Hoje, ocupa este espaço a grande escritora Raquel Naveira, com seu comentário sobre meus livros Replantio de Outono e Tempo de Colher.
ELY VIEITEZ LISBOA: FONTE DE CONHECIMENTOS
(*)Raquel Naveira
Belos livros: Replantio de Outono (poemas) e Tempo de Colher (crônicas). Nos dois títulos os temas recorrentes: as estações; o plantar e o colher; a alegria de ceifar os feixes de trigo, quando se plantou a semente com esforço e lágrimas. Algo que dialoga com o bíblico Eclesiastes, pois há tempo para tudo debaixo do sol.
Em Replantio de Outono, quanta sensibilidade, quanta observação da natureza , quanta fragilidade que na essência é força: a borboleta, os passarinhos, os cachorros, o céu azul, o ipê florido...
Ely bebe nas fontes portuguesas das cantigas medievais de amor e de amigo, pois “Luta vã, a alma do amor serva/ vive, sangra, goza em êxtase/ dolorosa vassalagem”.
O tom dos poemas às vezes é de prece, outras vezes de sensualidade, como no Cântico dos Cânticos, o poema epitalâmico em que o rei Salomão canta para sua amada Sulamita: “Ah, Senhor meu/ Entra que a casa é tua/ E eu, escrava apenas/ Jamais senhora”. Há maior liberdade do que servir como escrava, doar-se submeter-se por vontade própria? Humilhar-se a ponto de, como nova Maria Madalena “ungir-te os pés com doces óleos/ Enxugá-los com meus cabelos”?
Grande é a erudição de Ely, o seu mergulho nos clássicos e na mística: Dante, Santa Teresa de Jesus, Lope de Vega, mitologia greco-romana. E os contemporâneos: Caio Fernando Abreu, Clarice Lispector.
Os concisos minipoemas atingem alto grau de lirismo e oralidade, pois “lábios são pétalas que voam”.
Lindo e ousado o diálogo com o Cristo vivo, o “Cristo da Trindade fugido”. Diálogo entre Irmão e irmã, Deus e mulher. A poeta abriu a porta para o Homem de olhos mansos, cheios de Amor.
Morte/vida, angústia/esperança se mesclam nas tramas que nos envolvem, nos campos de batalha de nossas mentes até o Apocalipse.
E se poemas têm cor, os de Ely são verdes como ramos de magia verde viva atirados sobre Jesus na entrada de Jerusalém. Eu mesma fiquei iluminada de verde quando li esses poemas.

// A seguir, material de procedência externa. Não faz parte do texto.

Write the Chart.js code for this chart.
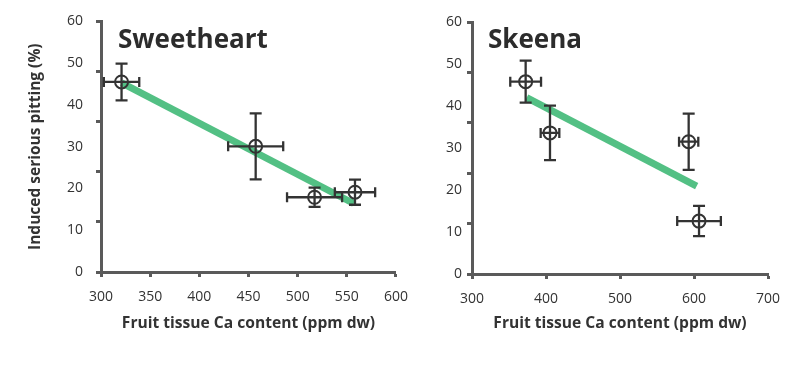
<!DOCTYPE html>
<html><head><meta charset="utf-8">
<script src="https://cdn.jsdelivr.net/npm/chart.js@4"></script>
<style>
html,body{margin:0;padding:0;background:#fff;}
#wrap{position:relative;width:803px;height:366px;overflow:hidden;}
#c1{position:absolute;left:0;top:0;}
#c2{position:absolute;left:420px;top:0;}
</style></head><body>
<div id="wrap"><canvas id="c1" width="420" height="366"></canvas><canvas id="c2" width="383" height="366"></canvas></div>
<script>
// ---- data ----
const yLabelValues = [0, 10, 20, 30, 40, 50, 60];
const yMarkValues = [0, 12, 24, 36, 48, 60];

const sweetXTicks = [300, 350, 400, 450, 500, 550, 600];
const sweetX = [320.9, 457.3, 517.2, 558.3];
const sweetY = [45.5, 30.1, 17.9, 19.1];
const sweetXErr = [18, 28, 28, 20.5];
const sweetYErr = [4.4, 7.9, 2.3, 3.0];
const sweetFitX = [321, 557];
const sweetFitY = [45.3, 16.4];

const skeenaXTicks = [300, 400, 500, 600, 700];
const skeenaX = [372.5, 405.4, 592.8, 606.8];
const skeenaY = [45.8, 33.6, 31.5, 12.6];
const skeenaXErr = [20.8, 12.6, 13, 29.5];
const skeenaYErr = [5.0, 6.5, 6.7, 3.6];
const skeenaFitX = [373.9, 603.6];
const skeenaFitY = [42.0, 20.9];

// ---- styles ----
const AXIS = '#5a5a5a';
const INK = '#333333';
const GREEN = '#53c084';
Chart.defaults.font.family = "'Open Sans', sans-serif";
Chart.defaults.color = INK;

const errorBars = {
  id: 'errorBars',
  afterDatasetsDraw(chart, args, o) {
    const {ctx, scales: {x, y}} = chart;
    ctx.save();
    ctx.strokeStyle = o.color;
    ctx.lineWidth = o.width;
    ctx.lineCap = 'butt';
    o.xs.forEach((xv, i) => {
      const yv = o.ys[i];
      const px = x.getPixelForValue(xv), py = y.getPixelForValue(yv);
      const x0 = x.getPixelForValue(xv - o.xErr[i]), x1 = x.getPixelForValue(xv + o.xErr[i]);
      const y0 = y.getPixelForValue(yv - o.yErr[i]), y1 = y.getPixelForValue(yv + o.yErr[i]);
      ctx.beginPath();
      ctx.moveTo(x0, py); ctx.lineTo(x1, py);
      ctx.moveTo(x0, py - o.capV); ctx.lineTo(x0, py + o.capV);
      ctx.moveTo(x1, py - o.capV); ctx.lineTo(x1, py + o.capV);
      ctx.moveTo(px, y0); ctx.lineTo(px, y1);
      ctx.moveTo(px - o.capH, y0); ctx.lineTo(px + o.capH, y0);
      ctx.moveTo(px - o.capH, y1); ctx.lineTo(px + o.capH, y1);
      ctx.stroke();
    });
    ctx.restore();
  }
};

const panelTitle = {
  id: 'panelTitle',
  afterDraw(chart, args, o) {
    const {ctx, chartArea} = chart;
    ctx.save();
    ctx.font = "bold 26px 'Open Sans', sans-serif";
    ctx.fillStyle = '#2c2c2c';
    ctx.textBaseline = 'alphabetic';
    ctx.fillText(o.text, chartArea.left + o.dx, o.baseline);
    ctx.restore();
  }
};

function makeChart(canvas, p) {
  const allY = Array.from(new Set(yLabelValues.concat(yMarkValues))).sort((a, b) => a - b);
  return new Chart(canvas, {
    type: 'scatter',
    data: {
      datasets: [
        {
          data: p.xs.map((v, i) => ({x: v, y: p.ys[i]})),
          pointRadius: 6.5,
          pointHoverRadius: 6.5,
          pointBorderWidth: 2,
          pointBorderColor: INK,
          pointBackgroundColor: 'rgba(0,0,0,0)',
          showLine: false
        },
        {
          data: p.fitX.map((v, i) => ({x: v, y: p.fitY[i]})),
          showLine: true,
          borderColor: GREEN,
          borderWidth: 7,
          borderCapStyle: 'butt',
          pointRadius: 0,
          fill: false
        }
      ]
    },
    options: {
      responsive: false,
      animation: false,
      layout: {padding: p.padding},
      plugins: {
        legend: {display: false},
        tooltip: {enabled: false},
        errorBars: {xs: p.xs, ys: p.ys, xErr: p.xErr, yErr: p.yErr, color: INK, width: 2.3, capV: 5, capH: 6},
        panelTitle: {text: p.title, dx: p.titleDx, baseline: p.titleBaseline}
      },
      scales: {
        x: {
          type: 'linear',
          min: p.xTicks[0],
          max: p.xTicks[p.xTicks.length - 1],
          afterBuildTicks: s => { s.ticks = p.xTicks.map(v => ({value: v})); },
          afterFit: s => { s.height = p.xAxisHeight; },
          ticks: {font: {size: 14}, color: INK, padding: 12, maxRotation: 0, autoSkip: false},
          grid: {drawOnChartArea: false, drawTicks: true, tickLength: 5, tickWidth: 3, tickColor: AXIS},
          border: {display: true, color: AXIS, width: 3},
          title: {display: true, text: 'Fruit tissue Ca content (ppm dw)', font: {size: 15.6, weight: 'bold'}, color: INK, padding: {top: 0, bottom: 33}}
        },
        y: {
          type: 'linear',
          min: 0,
          max: 60,
          afterBuildTicks: s => { s.ticks = allY.map(v => ({value: v})); },
          afterFit: s => { s.width = p.yAxisWidth; },
          ticks: {
            font: {size: 14}, color: INK, padding: p.yTickPad, autoSkip: false,
            callback: v => yLabelValues.includes(v) ? String(v) : ''
          },
          grid: {
            drawOnChartArea: false, drawTicks: true, tickLength: 5, tickWidth: 3,
            tickColor: c => (c.tick && yMarkValues.includes(c.tick.value)) ? AXIS : 'rgba(0,0,0,0)'
          },
          border: {display: true, color: AXIS, width: 3},
          title: {display: p.yTitle, text: 'Induced serious pitting (%)', font: {size: 15.5, weight: 'bold'}, color: INK, padding: {top: 26, bottom: 0}}
        }
      }
    },
    plugins: [errorBars, panelTitle]
  });
}

makeChart(document.getElementById('c1'), {
  xs: sweetX, ys: sweetY, xErr: sweetXErr, yErr: sweetYErr,
  fitX: sweetFitX, fitY: sweetFitY, xTicks: sweetXTicks,
  padding: {top: 20, right: 22, bottom: 0, left: 0},
  yAxisWidth: 101, xAxisHeight: 94, yTickPad: 13, yTitle: true,
  title: 'Sweetheart', titleDx: 17, titleBaseline: 48
});
makeChart(document.getElementById('c2'), {
  xs: skeenaX, ys: skeenaY, xErr: skeenaXErr, yErr: skeenaYErr,
  fitX: skeenaFitX, fitY: skeenaFitY, xTicks: skeenaXTicks,
  padding: {top: 22, right: 35, bottom: 0, left: 0},
  yAxisWidth: 52, xAxisHeight: 92, yTickPad: 5, yTitle: false,
  title: 'Skeena', titleDx: 16, titleBaseline: 48
});
</script>
</body></html>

As crônicas de Tempo de Colher são maduras e deliciosas. Identifiquei-me com elas: a urdidura das narrativas, a espontaneidade, as reflexões, a lucidez, a compaixão sem julgamentos, o poder curativo e catártico que delas emana. Pura vontade de viver. A escritora e a professora de Estética em Ely são indissociáveis na observação da beleza e da dor do cotidiano. Segundo Freud, lembra ela, “o belo é uma sublimação de representações recalcadas e a obra de arte, o símbolo de um desejo.”
Ely revela garra, otimismo, capacidade de enfrentar problemas e desafios sem olhar para trás. É dona de uma personalidade corajosa, animada, alguém que crê que a vida deve ser rica, sem ócio e passividade.
Toda sua inquietação, sua sede de agir, de produzir, de sonhar e amar; toda gama de atos, palavras e exemplos estão expressos nessas vigorosas crônicas.
Fernando Pessoa disse: “Tudo é ousado a quem nada se atreve”. Ely é ousada. Pertence à raça dos assinalados, dos que olham para o alto, em direção a grandes realizações. Não tem medo de polêmica, não muda os seus valores, busca a cada linha o equilíbrio espiritual de quem sabe viver por Amor, acima das circunstâncias e dos sofrimentos.
Na poesia e na prosa, Ely é fonte de conhecimentos acumulados e aspirações que se renovam sempre. Alguém que alcançou um coração sábio
(*)Raquel Naveira. Emblema sagrado da poesia sul-mato-grossense. Presença marcante nos meios culturais e na mídia do Estado do Mato Grosso do Sul. Escritora fecunda, tem 16 obrass literárias publicadas.